## GIVEN INFORMATION
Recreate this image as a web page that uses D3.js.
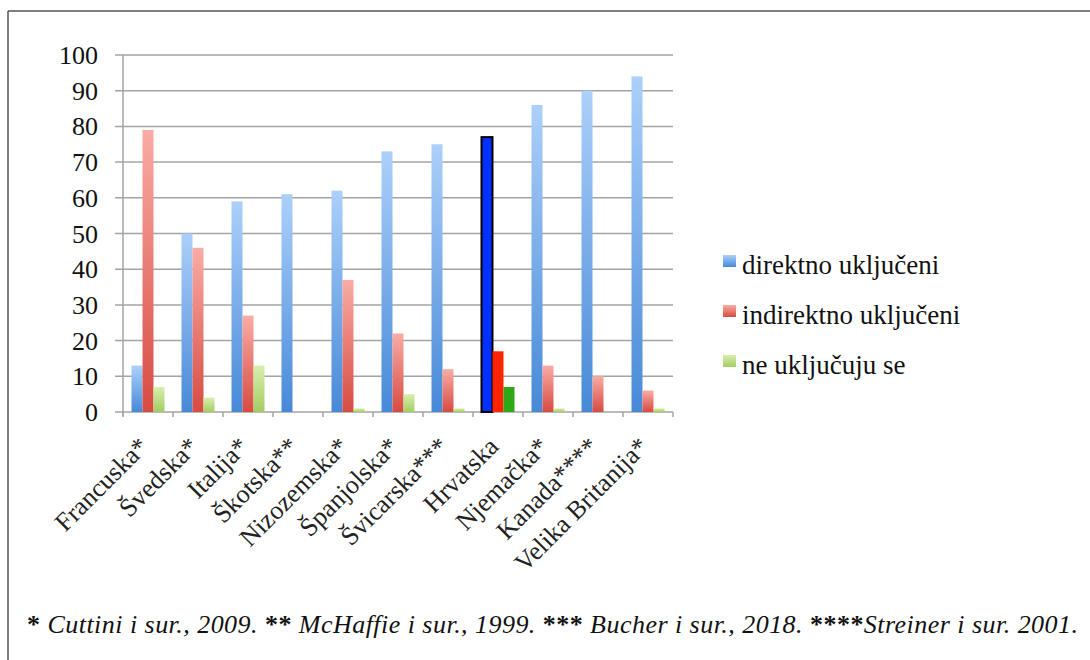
<!DOCTYPE html>
<html>
<head>
<meta charset="utf-8">
<script src="https://cdn.jsdelivr.net/npm/d3@7"></script>
<style>
  body { margin: 0; background: #fff; }
</style>
</head>
<body>
<div id="chart"></div>
<script>
// Data
const countries = ['Francuska*', 'Švedska*', 'Italija*', 'Škotska**', 'Nizozemska*', 'Španjolska*',
                   'Švicarska***', 'Hrvatska', 'Njemačka*', 'Kanada****', 'Velika Britanija*'];
const direktno = [13, 50, 59, 61, 62, 73, 75, 77, 86, 90, 94];
const indirektno = [79, 46, 27, 0, 37, 22, 12, 17, 13, 10, 6];
const neUkljucuju = [7, 4, 13, 0, 1, 5, 1, 7, 1, 0, 1];
const seriesNames = ['direktno uključeni', 'indirektno uključeni', 'ne uključuju se'];
const yTicks = [0, 10, 20, 30, 40, 50, 60, 70, 80, 90, 100];
const highlight = 'Hrvatska';

const W = 1090, H = 660;
const serif = "'Liberation Serif', 'DejaVu Serif', 'Times New Roman', serif";
const svg = d3.select('#chart').append('svg')
    .attr('width', W).attr('height', H)
    .attr('font-family', serif);

// gradients for normal bars (light top, darker bottom)
const defs = svg.append('defs');
const grads = [
    { id: 'g0', top: '#acd0fa', bottom: '#4789d8' },
    { id: 'g1', top: '#f9aca5', bottom: '#d74b42' },
    { id: 'g2', top: '#d9eeae', bottom: '#a3cd62' }
];
grads.forEach(g => {
    const lg = defs.append('linearGradient').attr('id', g.id)
        .attr('x1', 0).attr('y1', 0).attr('x2', 0).attr('y2', 1);
    lg.append('stop').attr('offset', '0%').attr('stop-color', g.top);
    lg.append('stop').attr('offset', '100%').attr('stop-color', g.bottom);
});
const hlColors = ['#0030ff', '#ff2400', '#2ea816'];

// frame (top and left edges)
svg.append('line').attr('x1', 8).attr('x2', W).attr('y1', 11).attr('y2', 11)
    .attr('stroke', '#555').attr('stroke-width', 1.5);
svg.append('line').attr('x1', 8).attr('x2', 8).attr('y1', 11).attr('y2', H)
    .attr('stroke', '#555').attr('stroke-width', 1.5);

// scales
const x0 = d3.scaleBand().domain(countries).range([123, 673])
    .paddingInner(0.34).paddingOuter(0.17);
const x1 = d3.scaleBand().domain([0, 1, 2]).range([0, x0.bandwidth()]);
const y = d3.scaleLinear().domain([0, 100]).range([412, 55]);
const step = x0.step();

// grid
svg.append('g').selectAll('line').data(yTicks).join('line')
    .attr('x1', 115).attr('x2', 673)
    .attr('y1', d => y(d)).attr('y2', d => y(d))
    .attr('stroke', '#a4a4a4').attr('stroke-width', 1.5);

// y axis line
svg.append('line').attr('x1', 123).attr('x2', 123).attr('y1', y(100)).attr('y2', y(0) + 4)
    .attr('stroke', '#a4a4a4').attr('stroke-width', 1.5);

// y tick labels
svg.append('g').selectAll('text').data(yTicks).join('text')
    .attr('x', 98).attr('y', d => y(d) + 9)
    .attr('text-anchor', 'end')
    .attr('fill', '#111')
    .style('font-size', '26px')
    .text(d => d);

// x ticks at band boundaries
const boundaries = countries.map(c => x0(c) - step * 0.17).concat([x0(countries[countries.length - 1]) + x0.bandwidth() + step * 0.17]);
svg.append('g').selectAll('line').data(boundaries).join('line')
    .attr('x1', d => d).attr('x2', d => d)
    .attr('y1', y(0)).attr('y2', y(0) + 5)
    .attr('stroke', '#a4a4a4').attr('stroke-width', 1.5);

// bars
const allSeries = [direktno, indirektno, neUkljucuju];
countries.forEach((c, i) => {
    allSeries.forEach((vals, s) => {
        const v = vals[i];
        if (v <= 0) return;
        const isHl = c === highlight;
        const r = svg.append('rect')
            .attr('x', x0(c) + x1(s))
            .attr('y', y(v))
            .attr('width', x1.bandwidth())
            .attr('height', y(0) - y(v))
            .attr('fill', isHl ? hlColors[s] : `url(#g${s})`);
        if (isHl && s === 0) {
            r.attr('stroke', '#000').attr('stroke-width', 2);
        }
    });
});

// category labels
svg.append('g').selectAll('text').data(countries).join('text')
    .attr('transform', d => `translate(${x0(d) + x0.bandwidth() / 2 + 2},${y(0) + 36}) rotate(-45)`)
    .attr('text-anchor', 'end')
    .attr('fill', '#222')
    .style('font-size', '26px')
    .text(d => d);

// legend
const legend = svg.append('g');
seriesNames.forEach((name, i) => {
    const ly = 255 + i * 50;
    legend.append('rect')
        .attr('x', 723).attr('y', ly).attr('width', 13).attr('height', 12)
        .attr('fill', `url(#g${i})`);
    legend.append('text')
        .attr('x', 742).attr('y', ly + 19)
        .attr('fill', '#111')
        .style('font-size', '27px')
        .text(name);
});

// footnote
const notes = [
    ['* ', 'Cuttini i sur., 2009. '],
    ['** ', 'McHaffie i sur., 1999. '],
    ['*** ', 'Bucher i sur., 2018. '],
    ['****', 'Streiner i sur. 2001.']
];
const foot = svg.append('text').attr('x', 27).attr('y', 633)
    .attr('fill', '#111').style('font-size', '26px')
    .attr('textLength', 1051).attr('lengthAdjust', 'spacing');
notes.forEach(n => {
    foot.append('tspan').style('font-weight', 'bold').text(n[0]);
    foot.append('tspan').style('font-style', 'italic').text(n[1]);
});
</script>
</body>
</html>
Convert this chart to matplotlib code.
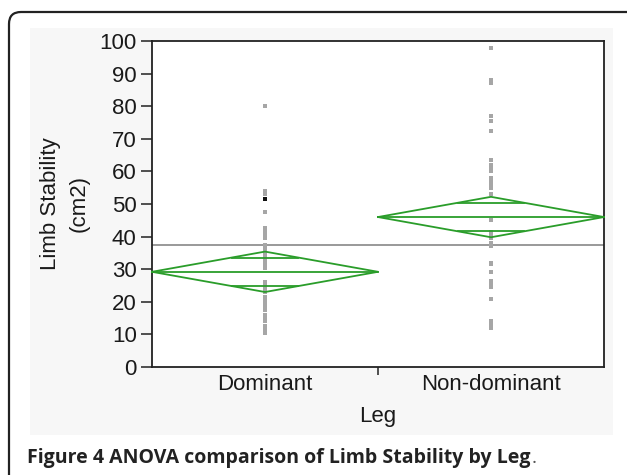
import numpy as np
import matplotlib.pyplot as plt
from matplotlib.patches import FancyBboxPatch, Rectangle
from matplotlib.transforms import IdentityTransform

# ---- data ----
legs = ["Dominant", "Non-dominant"]
dominant_pts = [80, 54, 53, 47.5, 42.5, 41.5, 40.5, 39.5, 37.5, 36.5, 35.5,
                34.5, 33.5, 32.5, 31.5, 30.5, 26, 25, 24, 23, 21.5, 20.5,
                19.5, 18.5, 17.5, 16, 15, 14, 12.5, 11.5, 10.5]
dominant_sel = [51.5]
nondom_pts = [98, 88, 87, 77, 75.5, 72.5, 63.5, 62, 61, 60, 58, 57, 56, 55,
              53, 45, 41.5, 40.5, 39.5, 38, 37, 32, 31.5, 29, 26.5, 25.5,
              24.5, 21, 14, 13, 12]
group_means = [29.2, 46.0]
ci_half = [6.2, 6.2]
grand_mean = 37.5
yticks = [0, 10, 20, 30, 40, 50, 60, 70, 80, 90, 100]

W, H = 627, 475
fig = plt.figure(figsize=(W / 100, H / 100), dpi=100)
fig.patch.set_facecolor("white")

# rounded frame round the whole figure block
frame = FancyBboxPatch((9, -40), 640, H - 12 + 40,
                       boxstyle="round,pad=0,rounding_size=12",
                       transform=IdentityTransform(), facecolor="white",
                       edgecolor="#222222", linewidth=1.6, zorder=-2)
fig.patches.append(frame)
# light grey panel behind the chart
panel = Rectangle((30 / W, 1 - 435 / H), 583 / W, 407 / H,
                  transform=fig.transFigure, facecolor="#f7f7f7",
                  edgecolor="none", zorder=-1)
fig.patches.append(panel)

ax = fig.add_axes([152 / W, 1 - 367 / H, 452 / W, 326 / H])
ax.set_zorder(5)
ax.set_facecolor("white")

green = "#2a9d2a"
all_pts = [dominant_pts, nondom_pts]
for i, (m, h) in enumerate(zip(group_means, ci_half)):
    x0, xc, x1 = i, i + 0.5, i + 1
    # diamond
    ax.plot([x0, xc, x1, xc, x0], [m, m + h, m, m - h, m],
            color=green, lw=1.3, zorder=3, clip_on=False)
    ax.plot([x0, x1], [m, m], color=green, lw=1.3, zorder=3, clip_on=False)
    # overlap marks
    d = h / np.sqrt(2)
    frac = 1 - d / h
    for yy in (m + d, m - d):
        ax.plot([xc - 0.5 * frac, xc + 0.5 * frac], [yy, yy],
                color=green, lw=1.3, zorder=3)
    ax.plot(np.full(len(all_pts[i]), xc), all_pts[i], ls="none", marker="s",
            ms=2.8, mew=0, color="#a6a6a6", zorder=2)

ax.plot([0.5] * len(dominant_sel), dominant_sel, ls="none", marker="s",
        ms=2.8, mew=0, color="#111111", zorder=4)
ax.axhline(grand_mean, color="#878787", lw=1.2, zorder=1)

ax.set_xlim(0, 2)
ax.set_ylim(0, 100)
ax.set_yticks(yticks)
ax.set_xticks([0.5, 1.5])
ax.set_xticklabels(legs)
ax.set_xticks([1.0], minor=True)
ax.tick_params(axis="x", which="major", length=0, pad=5)
ax.tick_params(axis="x", which="minor", length=6, width=1.1, color="#222222")
ax.tick_params(axis="y", length=8, width=1.1, pad=3, color="#222222")
ax.tick_params(labelsize=16, labelcolor="#1a1a1a")
for lab in ax.get_xticklabels() + ax.get_yticklabels():
    lab.set_fontfamily("Liberation Sans")
for s in ax.spines.values():
    s.set_linewidth(1.3)
    s.set_color("#222222")

ax.set_xlabel("Leg", fontsize=16, family="Liberation Sans", color="#1a1a1a",
              labelpad=8)
ax.set_ylabel("Limb Stability\n(cm2)", fontsize=16, family="Liberation Sans",
              color="#1a1a1a", labelpad=7, linespacing=1.5)

# caption
cap = fig.text(27 / W, 1 - 463 / H,
               "Figure 4 ANOVA comparison of Limb Stability by Leg",
               fontsize=14, family="Open Sans", weight="bold",
               color="#222222", va="baseline")
fig.canvas.draw()
bb = cap.get_window_extent()
fig.text(bb.x1 / W + 1 / W, 1 - 463 / H, ".", fontsize=14, family="Open Sans",
         color="#555555", va="baseline")

fig.savefig("out.png", dpi=100)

## INSTRUCTIONS FOR THE TASK
Select every line where the word "this" occurs.

## FINAL RESULT
Recreate this image as a web page that uses D3.js.
Convert this chart to matplotlib code.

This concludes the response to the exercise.